We hate to break it to investors who dumped barrels of cash into Apple
over the last several months, but the bitter truth is it was a bad investment
. Maybe in the long term they'll all look like savvy investors and the past three months will become a distant memory. Or maybe Apple was never worth as much as its share price suggested.
To put things into perspective, Business Insider
crunched some numbers and found that more money has been lost in Apple over the last three months than in Hewlett-Packard
(HP) and Research In Motion
(RIM) combined. How so? Follow BI's lead on this one.

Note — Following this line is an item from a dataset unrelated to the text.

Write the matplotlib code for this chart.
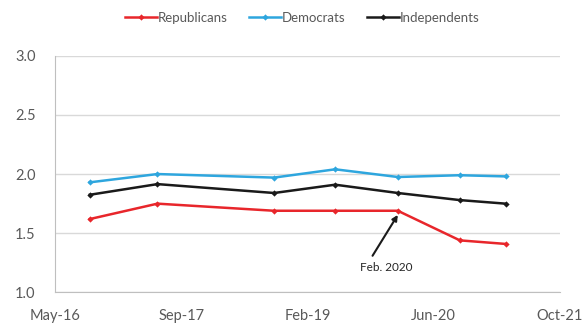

At its peak in 2000, HP's stock hit a high of $65 per share, which valued the company at around $130 billion. Today HP trades for $14 per share, giving it a market capitalization of $30 billion. Going from then until now, investors have lost $100 billion in HP.

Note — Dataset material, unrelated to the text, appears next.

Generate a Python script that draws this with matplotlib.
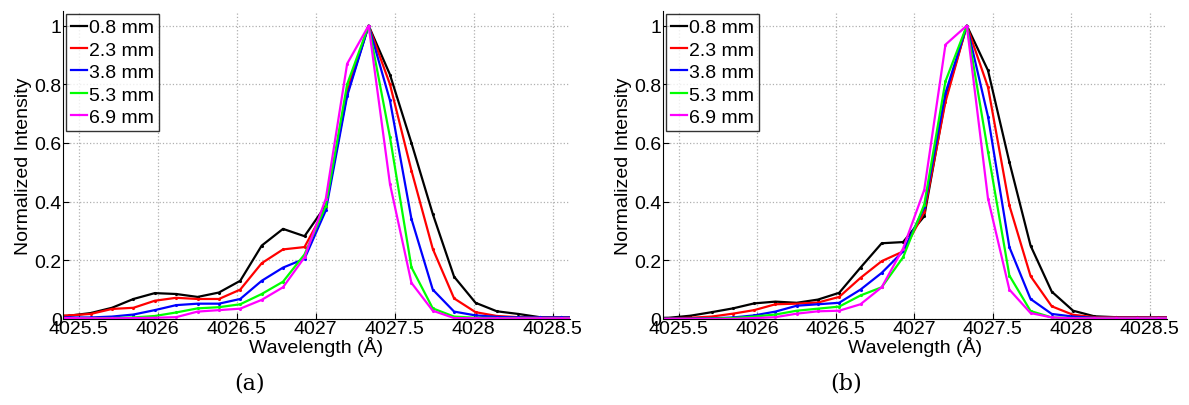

RIM, on the other hand, peaked at a little more than $140 per share in 2008, which valued the company at $70 billion. Today RIM trades for just $11 per share, giving it a market capitalization of $6 billion. That's a loss of $65 billion. Add HP's losses and the tally comes to $165 billion down the drain.
As for Apple, the Cupertino outfit hit a high of $705.07 per share three months ago, valuing d the company at $660 billion. It's since fallen to $510 per share, dropping its market capitalization to $485 billion. That's a loss of $175 billion, or $10 billion more than HP and RIM combined.